----- RECORDS SUPPLIED -----
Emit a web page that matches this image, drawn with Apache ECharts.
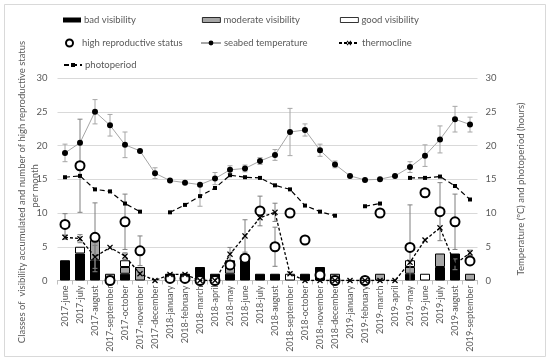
<!DOCTYPE html>
<html><head><meta charset="utf-8">
<script src="https://cdn.jsdelivr.net/npm/echarts@6/dist/echarts.min.js"></script>
<style>html,body{margin:0;padding:0;background:#fff}#c{width:550px;height:363px}</style>
</head><body><div id="c"></div>
<script>
const categories = ['2017-june','2017-july','2017-august','2017-september','2017-october','2017-november','2017-december','2018-january','2018-february','2018-march','2018-april','2018-may','2018-june','2018-july','2018-august','2018-september','2018-october','2018-november','2018-december','2019-january','2019-february','2019-march','2019-april','2019-may','2019-june','2019-july','2019-august','2019-september'];
const badVisibility      = [3,4,3,0,1,0,0,1,1,2,1,1,3,1,1,0,1,2,0,0,0,0,0,1,0,2,4,0];
const moderateVisibility = [0,0,3,1,1,2,0,0,0,0,0,1,0,0,0,0,0,0,1,0,0,1,0,1,0,2,0,1];
const goodVisibility     = [0,1,0,0,1,0,0,0,0,0,0,1,0,0,0,1,0,0,0,0,0,0,0,1,1,0,0,0];
const highReproductive   = [8.3,17.0,6.4,0,8.7,4.4,null,0.3,0.3,0,0,2.3,3.3,10.3,5.0,10.0,6.0,0.8,0,null,0,10.0,null,4.9,13.0,10.2,8.7,2.9];
const highReproductiveErr= [1.6,6.9,5.1,null,4.1,2.2,null,null,null,null,null,null,null,2.2,2.9,null,null,null,null,null,null,null,null,6.3,null,4.3,4.1,null];
const seabedTemperature  = [18.9,20.4,25.0,23.0,20.1,19.2,15.9,14.8,14.5,14.2,15.1,16.4,16.6,17.7,18.6,22.0,22.3,19.3,17.2,15.5,14.9,15.0,15.5,16.8,18.5,20.9,23.9,23.1];
const seabedTemperatureErr=[1.3,null,1.8,1.6,1.9,null,0.8,null,null,null,0.9,0.6,0.5,0.5,0.8,3.5,0.9,0.9,0.5,null,null,null,null,0.8,1.6,2.0,1.9,1.1];
const thermocline        = [6.4,6.2,3.5,4.9,3.6,1.0,0,0.9,0.9,0,0,3.9,6.6,9.3,10.1,1.0,0,0,0,0,0,0,0,2.7,6.0,7.8,2.4,4.1];
const thermoclineErr     = [0.3,0.6,1.7,null,0.5,null,null,null,null,null,null,1.0,2.4,null,1.35,null,null,null,null,null,null,null,null,null,null,null,0.8,0.4];
const photoperiod        = [15.3,15.5,13.5,13.2,11.4,10.2,null,10.1,11.2,12.5,13.7,15.6,15.3,15.2,14.1,13.5,11.1,10.2,9.6,null,11.0,11.4,null,15.2,15.2,15.4,14.0,12.0];
const photoperiodErr     = [null,null,null,null,null,null,null,null,null,1.5,null,null,null,null,null,null,null,null,null,null,null,null,null,null,null,null,null,null];
const yTicks = {min:0, max:30, interval:5};

const FONT = 'Lato';
const TXT = '#595959';
const X_PATH = 'path://M0,1.5L1.5,0L5,3.5L8.5,0L10,1.5L6.5,5L10,8.5L8.5,10L5,6.5L1.5,10L0,8.5L3.5,5Z';

function errData(vals, errs){
  const out=[];
  vals.forEach((v,i)=>{ if(v!=null && errs[i]!=null) out.push([i, v-errs[i], v+errs[i]]); });
  return out;
}
function errSeries(name, vals, errs, color, yIdx){
  return {
    type:'custom', name:name, yAxisIndex:yIdx, z:2, silent:true, clip:true,
    renderItem:function(params, api){
      const x=api.value(0);
      const lo=api.coord([x, api.value(1)]);
      const hi=api.coord([x, api.value(2)]);
      const w=2.5;
      const st={stroke:color, lineWidth:1};
      return {type:'group', children:[
        {type:'line', shape:{x1:lo[0],y1:lo[1],x2:hi[0],y2:hi[1]}, style:st},
        {type:'line', shape:{x1:lo[0]-w,y1:lo[1],x2:lo[0]+w,y2:lo[1]}, style:st},
        {type:'line', shape:{x1:hi[0]-w,y1:hi[1],x2:hi[0]+w,y2:hi[1]}, style:st}
      ]};
    },
    data: errData(vals, errs)
  };
}
const nz = a => a.map(v => v ? v : '-');

function leg(name, left, top, w, h, extra){
  return Object.assign({data:[name], left:left, top:top, itemWidth:w, itemHeight:h, padding:0, itemGap:0,
    textStyle:{fontFamily:FONT, fontSize:9.5, color:TXT, padding:[0,0,0,-2]}}, extra||{});
}

const chart = echarts.init(document.getElementById('c'), null, {renderer:'canvas'});
chart.setOption({
  animation:false,
  backgroundColor:'#fff',
  textStyle:{fontFamily:FONT},
  grid:{left:57.5, right:72.5, top:78, bottom:82.5, containLabel:false},
  legend:[
    leg('bad visibility', 63, 15, 18, 5, {icon:'rect', itemStyle:{borderWidth:0}}),
    leg('moderate visibility', 202, 15, 18, 5, {icon:'rect', itemStyle:{borderWidth:0.8, borderColor:'#000'}}),
    leg('good visibility', 340, 15, 18, 5, {icon:'rect', itemStyle:{borderWidth:0.8, borderColor:'#000'}}),
    leg('high reproductive status', 65, 38, 7, 7, {icon:'circle', itemStyle:{color:'#fff', borderColor:'#000', borderWidth:2, opacity:1}, textStyle:{fontFamily:FONT, fontSize:9.5, color:TXT, padding:[0,0,0,4]}}),
    leg('seabed temperature', 200, 38, 20, 6),
    leg('thermocline', 338, 38, 20, 6),
    leg('photoperiod', 63, 60, 18, 5)
  ],
  xAxis:{type:'category', data:categories, boundaryGap:true,
    axisLine:{lineStyle:{color:'#bfbfbf'}},
    axisTick:{show:true, length:4, lineStyle:{color:'#bfbfbf'}},
    axisLabel:{rotate:90, fontSize:9, color:TXT, fontFamily:FONT, margin:5, interval:0}},
  yAxis:[
    {type:'value', min:yTicks.min, max:yTicks.max, interval:yTicks.interval,
     axisLabel:{fontSize:9.5, color:TXT, fontFamily:FONT, margin:10},
     splitLine:{lineStyle:{color:'#d9d9d9'}}, axisLine:{show:false}, axisTick:{show:false}},
    {type:'value', min:yTicks.min, max:yTicks.max, interval:yTicks.interval, position:'right',
     axisLabel:{fontSize:9.5, color:TXT, fontFamily:FONT, margin:8},
     splitLine:{show:false}, axisLine:{show:false}, axisTick:{show:false}}
  ],
  graphic:[
    {type:'rect', silent:true, z:-10, shape:{x:4.5,y:4.5,width:541,height:352},
     style:{fill:null, stroke:'#d9d9d9', lineWidth:1}},
    {type:'text', silent:true, x:22, y:192, rotation:Math.PI/2,
     style:{text:'Classes of  visibility accumulated and number of high reproductive status', fill:TXT,
       font:'9.5px '+FONT, textAlign:'center', textVerticalAlign:'middle'}},
    {type:'text', silent:true, x:35, y:186, rotation:Math.PI/2,
     style:{text:'per month', fill:TXT, font:'9.5px '+FONT, textAlign:'center', textVerticalAlign:'middle'}},
    {type:'text', silent:true, x:521, y:189, rotation:Math.PI/2,
     style:{text:'Temperature (ºC) and photoperiod (hours)', fill:TXT, font:'9.5px '+FONT, textAlign:'center', textVerticalAlign:'middle'}}
  ],
  series:[
    {name:'bad visibility', type:'bar', stack:'vis', barWidth:10, z:1, data:nz(badVisibility),
     itemStyle:{color:'#000', borderColor:'#000', borderWidth:1}},
    {name:'moderate visibility', type:'bar', stack:'vis', barWidth:10, z:1, data:nz(moderateVisibility),
     itemStyle:{color:'#a6a6a6', borderColor:'#000', borderWidth:1}},
    {name:'good visibility', type:'bar', stack:'vis', barWidth:10, z:1, data:nz(goodVisibility),
     itemStyle:{color:'#fff', borderColor:'#000', borderWidth:1}},
    errSeries('errRepro', highReproductive, highReproductiveErr, '#7f7f7f', 0),
    errSeries('errSeabed', seabedTemperature, seabedTemperatureErr, '#a6a6a6', 1),
    errSeries('errThermo', thermocline, thermoclineErr, '#7f7f7f', 0),
    errSeries('errPhoto', photoperiod, photoperiodErr, '#a6a6a6', 1),
    {name:'high reproductive status', type:'scatter', z:3, data:highReproductive.map(v=>v==null?'-':v),
     symbol:'circle', symbolSize:9,
     itemStyle:{color:'#fff', borderColor:'#000', borderWidth:2, opacity:1}},
    {name:'seabed temperature', type:'line', yAxisIndex:1, z:4, data:seabedTemperature,
     symbol:'circle', symbolSize:6, showAllSymbol:true,
     itemStyle:{color:'#000'}, lineStyle:{color:'#a6a6a6', width:1}},
    {name:'thermocline', type:'line', z:5, data:thermocline,
     symbol:X_PATH, symbolSize:6, showAllSymbol:true,
     itemStyle:{color:'#000'}, lineStyle:{color:'#000', width:1.3, type:[3,2]}},
    {name:'photoperiod', type:'line', yAxisIndex:1, z:4, data:photoperiod,
     symbol:'rect', symbolSize:4, showAllSymbol:true,
     itemStyle:{color:'#000'}, lineStyle:{color:'#000', width:1.2, type:[5,3]}}
  ]
});
</script></body></html>
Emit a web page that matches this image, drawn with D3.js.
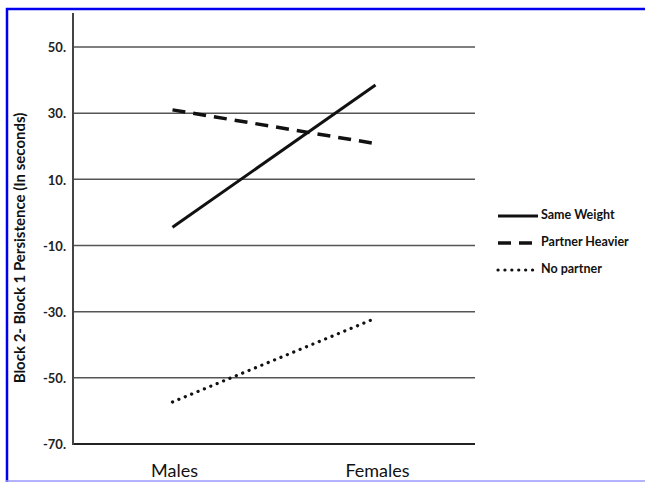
-----
▸ **THE PROBLEM**:
From the data, collect all lines where the string "matches" appears.

▸ **RESPONSE BELOW**:
Emit a web page that matches this image, drawn with Apache ECharts.
Emit a web page that matches this image, drawn with D3.js.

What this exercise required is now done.